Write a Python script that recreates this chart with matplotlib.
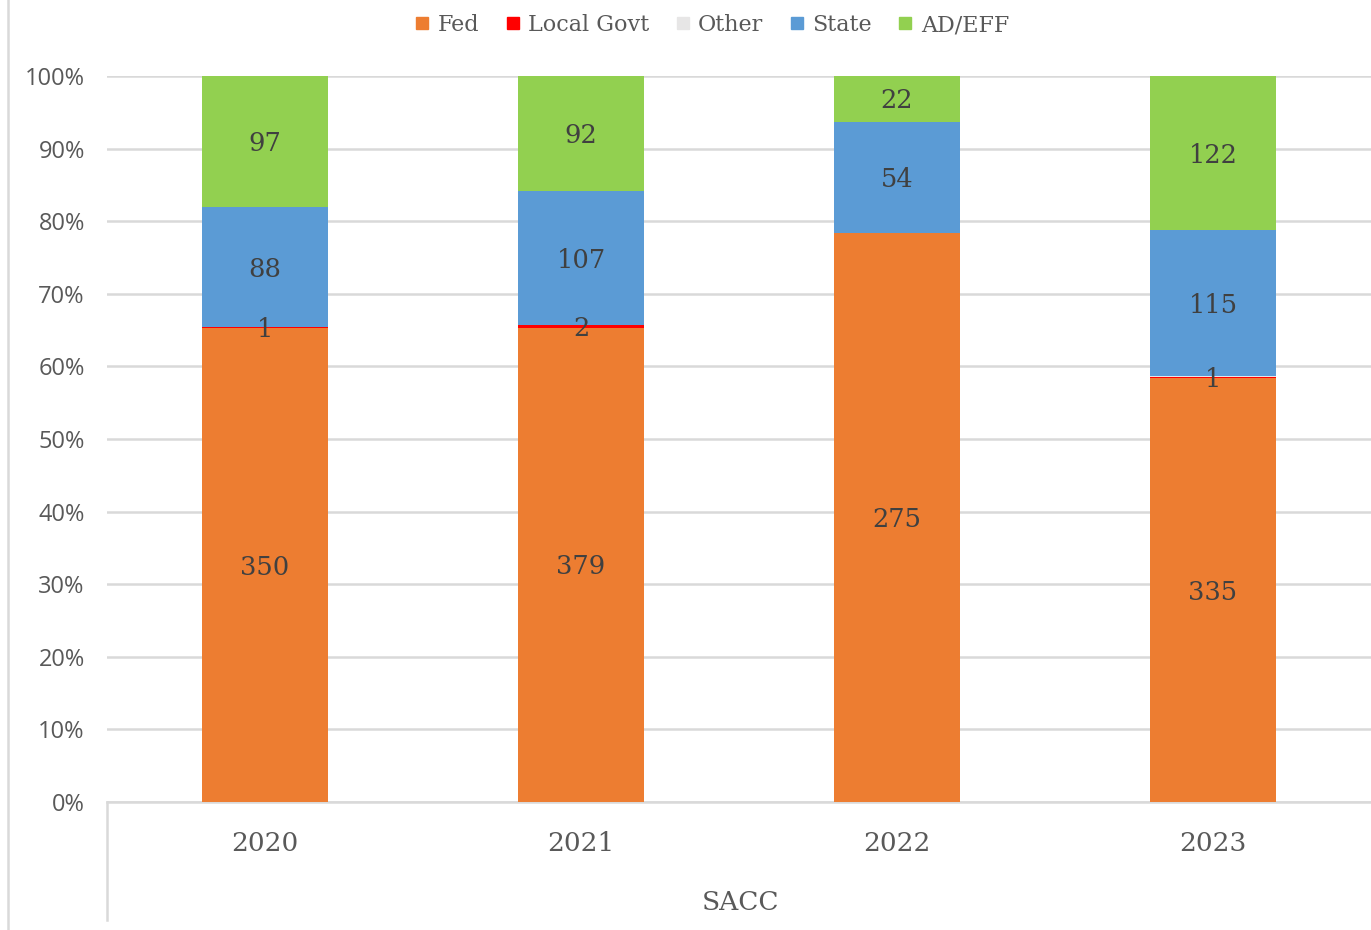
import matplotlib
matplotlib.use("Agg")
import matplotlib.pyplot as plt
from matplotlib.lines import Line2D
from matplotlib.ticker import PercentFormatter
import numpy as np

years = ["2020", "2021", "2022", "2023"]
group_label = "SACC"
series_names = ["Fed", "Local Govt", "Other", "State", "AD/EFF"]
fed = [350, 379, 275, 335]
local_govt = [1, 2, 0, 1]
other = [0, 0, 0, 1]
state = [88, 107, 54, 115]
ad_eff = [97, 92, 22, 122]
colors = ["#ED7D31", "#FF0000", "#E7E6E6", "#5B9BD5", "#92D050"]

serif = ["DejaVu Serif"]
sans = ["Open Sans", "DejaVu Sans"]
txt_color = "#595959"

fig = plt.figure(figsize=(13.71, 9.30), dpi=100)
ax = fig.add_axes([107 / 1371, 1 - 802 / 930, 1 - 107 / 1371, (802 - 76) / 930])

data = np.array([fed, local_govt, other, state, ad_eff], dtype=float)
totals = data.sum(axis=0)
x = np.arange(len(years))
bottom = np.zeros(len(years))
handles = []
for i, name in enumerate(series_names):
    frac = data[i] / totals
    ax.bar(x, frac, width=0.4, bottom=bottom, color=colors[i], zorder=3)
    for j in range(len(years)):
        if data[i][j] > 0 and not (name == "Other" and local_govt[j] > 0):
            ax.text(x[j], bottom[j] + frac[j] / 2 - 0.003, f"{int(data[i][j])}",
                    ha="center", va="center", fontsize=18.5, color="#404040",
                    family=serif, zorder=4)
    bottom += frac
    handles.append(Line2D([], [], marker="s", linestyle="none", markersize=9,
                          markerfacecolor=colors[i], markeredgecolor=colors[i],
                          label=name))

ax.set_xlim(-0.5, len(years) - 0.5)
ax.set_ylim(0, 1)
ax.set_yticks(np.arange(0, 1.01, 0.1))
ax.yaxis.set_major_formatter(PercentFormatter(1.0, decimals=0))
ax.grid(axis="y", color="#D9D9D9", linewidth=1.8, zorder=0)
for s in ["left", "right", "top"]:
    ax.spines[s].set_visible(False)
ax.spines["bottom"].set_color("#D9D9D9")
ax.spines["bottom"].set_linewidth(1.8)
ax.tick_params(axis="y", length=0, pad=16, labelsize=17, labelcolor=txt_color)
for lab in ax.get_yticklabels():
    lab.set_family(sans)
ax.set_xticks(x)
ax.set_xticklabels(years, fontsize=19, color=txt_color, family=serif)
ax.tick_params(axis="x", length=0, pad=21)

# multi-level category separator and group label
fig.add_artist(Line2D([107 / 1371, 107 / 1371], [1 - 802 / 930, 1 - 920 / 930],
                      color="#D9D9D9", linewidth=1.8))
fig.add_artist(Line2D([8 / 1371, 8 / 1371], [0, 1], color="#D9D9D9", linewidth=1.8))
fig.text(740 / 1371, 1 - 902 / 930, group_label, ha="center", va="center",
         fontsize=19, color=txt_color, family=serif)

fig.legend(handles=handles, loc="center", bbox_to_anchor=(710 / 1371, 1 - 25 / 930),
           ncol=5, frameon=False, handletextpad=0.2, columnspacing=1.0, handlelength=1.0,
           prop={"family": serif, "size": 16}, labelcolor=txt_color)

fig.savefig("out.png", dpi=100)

----

## Direction
With the pictures left out, restate word for word every line of the data above, from the first down to the line that contains "import numpy as np".

## Finished answer
Write a Python script that recreates this chart with matplotlib.
import matplotlib
matplotlib.use("Agg")
import matplotlib.pyplot as plt
from matplotlib.lines import Line2D
from matplotlib.ticker import PercentFormatter
import numpy as np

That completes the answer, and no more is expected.